Theatrics, theatrics, theatrics. Final Fantasy VI is an opera. For the party to just walk into Kefka's inner sanctum and rush him wouldn't have been dramatic enough. The evaluation of the scene shouldn't be how good their answers were (philosophically speaking), but how much feeling is in the answers, what imagery they evoke.

In other words, it's possible (as BN pointed out) that the more educated among the party could have responded with a philosophical counterpoint to Kefka's assertion that life is meaningless because nothing lives forever...

...But where's the fun in that? It's so much more sweeping, so much more epic, to respond to a coldly calculated view, one that says nothing is worth living for, we're all cattle waiting to be sliced by the scythe of death, to respond to such a view with feeling.

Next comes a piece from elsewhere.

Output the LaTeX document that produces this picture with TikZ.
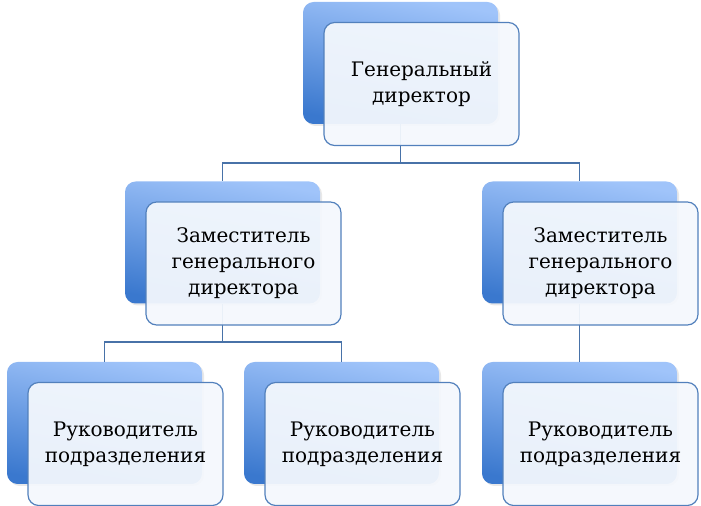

Because that truly is what Kefka, as a character, lacks. He is completely out of touch with anything resembling depth of feeling. He thinks life is meaningless because he's lost the ability to quantify it in terms of how he feels towards it, due to his lack of empathy. That's the real truth that he isn't stating, because he probably doesn't himself realize that's why he's come to the conclusion.

It's this "missing link" in Kefka's chain of reasoning that is the root of his madness. The cast, in responding to him, are providing the moment of drama, of crescendo, by illustrating to the player just how far Kefka has fallen, what he has lost sight of.

I.e., why it's necessary to beat the living turds out of him until he is stone dead.